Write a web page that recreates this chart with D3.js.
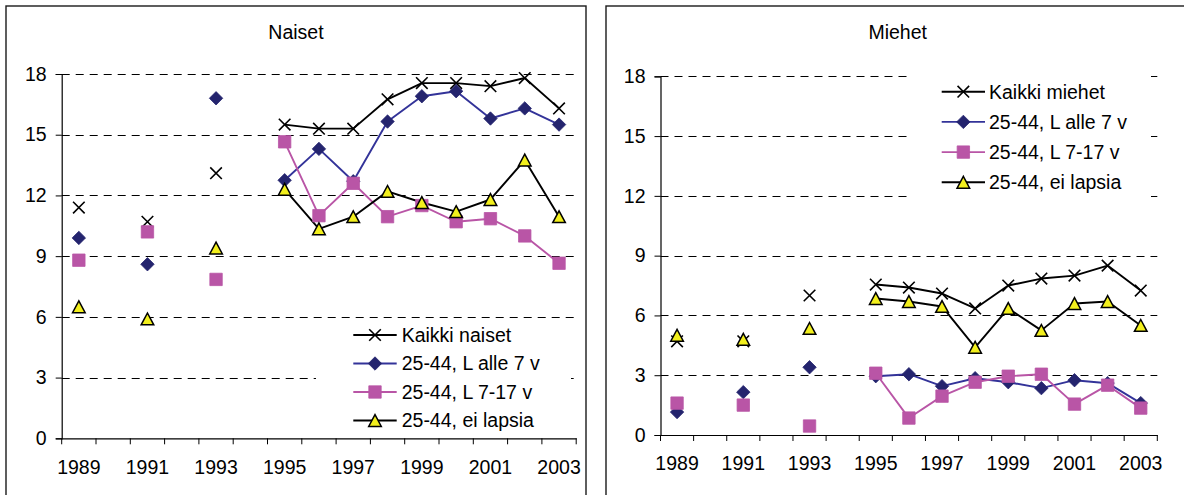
<!DOCTYPE html>
<html>
<head>
<meta charset="utf-8">
<script src="https://cdn.jsdelivr.net/npm/d3@7"></script>
<style>
  html, body { margin: 0; padding: 0; background: #fff; }
  svg { display: block; }
  text { font-family: "Liberation Sans", Arial, sans-serif; fill: #000; }
</style>
</head>
<body>
<svg id="chart" width="1184" height="495"></svg>
<script>
// ---------- data ----------
const years = ["1989","1990","1991","1992","1993","1994","1995","1996","1997","1998","1999","2000","2001","2002","2003"];
const xTickLabels = ["1989","1991","1993","1995","1997","1999","2001","2003"];
const yTicks = [0, 3, 6, 9, 12, 15, 18];

const seriesNamesNaiset = ["Kaikki naiset", "25-44, L alle 7 v", "25-44, L 7-17 v", "25-44, ei lapsia"];
const seriesNamesMiehet = ["Kaikki miehet", "25-44, L alle 7 v", "25-44, L 7-17 v", "25-44, ei lapsia"];

const naisetKaikki   = [11.4, null, 10.7, null, 13.1, null, 15.5, 15.3, 15.3, 16.75, 17.55, 17.55, 17.4, 17.8, 16.3];
const naisetAlle7    = [9.9, null, 8.6, null, 16.8, null, 12.75, 14.3, 12.7, 15.65, 16.9, 17.15, 15.8, 16.3, 15.5];
const naiset7_17     = [8.8, null, 10.2, null, 7.85, null, 14.65, 11.0, 12.6, 10.95, 11.5, 10.7, 10.85, 10.0, 8.65];
const naisetEiLapsia = [6.5, null, 5.9, null, 9.4, null, 12.3, 10.35, 10.95, 12.2, 11.65, 11.2, 11.8, 13.75, 10.95];

const miehetKaikki   = [4.7, null, 4.7, null, 7.0, null, 7.55, 7.4, 7.1, 6.35, 7.5, 7.85, 8.0, 8.5, 7.25];
const miehetAlle7    = [1.15, null, 2.15, null, 3.4, null, 2.95, 3.05, 2.45, 2.85, 2.65, 2.35, 2.75, 2.6, 1.6];
const miehet7_17     = [1.6, null, 1.5, null, 0.45, null, 3.1, 0.85, 1.95, 2.65, 2.95, 3.05, 1.55, 2.5, 1.35];
const miehetEiLapsia = [5.0, null, 4.8, null, 5.35, null, 6.85, 6.7, 6.45, 4.4, 6.35, 5.25, 6.6, 6.7, 5.5];

// ---------- styles ----------
const FONT = 19.5;
const LINE_W = 1.9;
const styles = [
  { marker: "x",        line: "#000000", fill: "none",    stroke: "#000000" },
  { marker: "diamond",  line: "#333399", fill: "#24246e", stroke: "#24246e" },
  { marker: "square",   line: "#b955a6", fill: "#b955a6", stroke: "#b955a6" },
  { marker: "triangle", line: "#000000", fill: "#f2ef1d", stroke: "#000000" }
];

function markerPath(kind) {
  const p = d3.path();
  if (kind === "x") {
    const r = 5.8;
    p.moveTo(-r, -r); p.lineTo(r, r); p.moveTo(r, -r); p.lineTo(-r, r);
  } else if (kind === "diamond") {
    const r = 6.7;
    p.moveTo(0, -r); p.lineTo(r, 0); p.lineTo(0, r); p.lineTo(-r, 0); p.closePath();
  } else if (kind === "square") {
    const r = 6.2;
    p.rect(-r, -r, 2 * r, 2 * r);
  } else {
    const w = 6.3, h = 5.9;
    p.moveTo(0, -h); p.lineTo(w, h); p.lineTo(-w, h); p.closePath();
  }
  return p.toString();
}
const markerStroke = k => k === "x" ? 1.6 : (k === "triangle" ? 1.5 : 0.8);

const svg = d3.select("#chart");

function drawPanel(cfg) {
  const g = svg.append("g");

  // frame
  g.append("rect")
    .attr("x", cfg.frame[0]).attr("y", cfg.frame[1])
    .attr("width", cfg.frame[2]).attr("height", cfg.frame[3])
    .attr("fill", "#fff").attr("stroke", "#1a1a1a").attr("stroke-width", 1.4);

  const x = d3.scaleBand().domain(years).range([cfg.x0, cfg.x1]);
  const y = d3.scaleLinear().domain([0, 18]).range([cfg.yZero, cfg.yTop]);

  // title
  g.append("text").attr("x", cfg.titleX).attr("y", 38.5)
    .attr("text-anchor", "middle").style("font-size", FONT + "px").text(cfg.title);

  // gridlines
  g.append("g").selectAll("line").data(yTicks.filter(v => v > 0)).join("line")
    .attr("x1", cfg.x0).attr("x2", cfg.x1)
    .attr("y1", d => Math.round(y(d)) + 0.5).attr("y2", d => Math.round(y(d)) + 0.5)
    .attr("stroke", "#000").attr("stroke-width", 1)
    .attr("stroke-dasharray", "8,6");

  // y axis
  const yAxis = g.append("g").attr("transform", `translate(${cfg.x0},0)`)
    .call(d3.axisLeft(y).tickValues(yTicks).tickSize(6).tickPadding(9).tickFormat(d3.format("d")));
  yAxis.select(".domain").attr("stroke", "#000").attr("stroke-width", 1.2);
  yAxis.selectAll(".tick line").attr("stroke", "#000");
  yAxis.selectAll(".tick text").style("font-size", FONT + "px")
    .style("font-family", "'Liberation Sans', Arial, sans-serif").attr("fill", "#000");

  // x axis (line + labels via d3 axis, boundary ticks from the band scale)
  const xAxis = g.append("g").attr("transform", `translate(0,${cfg.yZero})`)
    .call(d3.axisBottom(x).tickValues(xTickLabels).tickSize(0).tickPadding(cfg.xLabelPad).tickSizeOuter(0));
  xAxis.select(".domain").attr("stroke", "#000").attr("stroke-width", 1.2);
  xAxis.selectAll(".tick text").style("font-size", FONT + "px")
    .style("font-family", "'Liberation Sans', Arial, sans-serif").attr("fill", "#000");
  const bounds = years.map(d => x(d)).concat([x(years[years.length - 1]) + x.bandwidth()]);
  xAxis.append("g").selectAll("line").data(bounds).join("line")
    .attr("x1", d => d).attr("x2", d => d).attr("y1", 0).attr("y2", 6)
    .attr("stroke", "#000").attr("stroke-width", 1);

  // legend background (covers gridlines like Excel legend)
  const L = cfg.legend;
  g.append("rect").attr("x", L.box[0]).attr("y", L.box[1])
    .attr("width", L.box[2]).attr("height", L.box[3]).attr("fill", "#fff");

  // series
  const cx = i => x(years[i]) + x.bandwidth() / 2;
  cfg.series.forEach((vals, si) => {
    const st = styles[si];
    const line = d3.line()
      .defined((d, i) => d != null && i >= 6)
      .x((d, i) => cx(i)).y(d => y(d));
    g.append("path").datum(vals).attr("d", line)
      .attr("fill", "none").attr("stroke", st.line).attr("stroke-width", LINE_W)
      .attr("stroke-linejoin", "round");
  });
  cfg.series.forEach((vals, si) => {
    const st = styles[si];
    const pts = vals.map((v, i) => ({ v, i })).filter(d => d.v != null);
    g.append("g").selectAll("path").data(pts).join("path")
      .attr("transform", d => `translate(${cx(d.i)},${y(d.v)})`)
      .attr("d", markerPath(st.marker))
      .attr("fill", st.fill).attr("stroke", st.stroke)
      .attr("stroke-width", markerStroke(st.marker))
      .attr("stroke-linejoin", "miter");
  });

  // legend entries
  cfg.names.forEach((name, si) => {
    const st = styles[si];
    const ry = L.rows[si];
    const lg = g.append("g");
    lg.append("line").attr("x1", L.lx1).attr("x2", L.lx2).attr("y1", ry).attr("y2", ry)
      .attr("stroke", st.line).attr("stroke-width", LINE_W);
    lg.append("path").attr("transform", `translate(${(L.lx1 + L.lx2) / 2},${ry})`)
      .attr("d", markerPath(st.marker))
      .attr("fill", st.fill).attr("stroke", st.stroke)
      .attr("stroke-width", markerStroke(st.marker));
    lg.append("text").attr("x", L.tx).attr("y", ry).attr("dy", "0.35em")
      .style("font-size", FONT + "px").text(name);
  });
}

drawPanel({
  title: "Naiset", titleX: 296,
  frame: [6, 6, 580, 520],
  x0: 61.7, x1: 576.2, yZero: 438.3, yTop: 74, xLabelPad: 22,
  series: [naisetKaikki, naisetAlle7, naiset7_17, naisetEiLapsia],
  names: seriesNamesNaiset,
  legend: { box: [316, 321, 255, 112], rows: [335, 363.5, 392, 420.5], lx1: 353.3, lx2: 396.7, tx: 401.7 }
});

drawPanel({
  title: "Miehet", titleX: 897.7,
  frame: [606, 6, 600, 520],
  x0: 660.5, x1: 1157.3, yZero: 435, yTop: 76.3, xLabelPad: 21,
  series: [miehetKaikki, miehetAlle7, miehet7_17, miehetEiLapsia],
  names: seriesNamesMiehet,
  legend: { box: [911, 66, 240, 134], rows: [91.7, 121.9, 152.1, 182.3], lx1: 941.7, lx2: 985, tx: 989 }
});
</script>
</body>
</html>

● TASK TO COMPLETE: Go through the data and gather every line that holds "chart".

● COMPLETE OUTPUT:
Write a web page that recreates this chart with D3.js.
<svg id="chart" width="1184" height="495"></svg>
const svg = d3.select("#chart");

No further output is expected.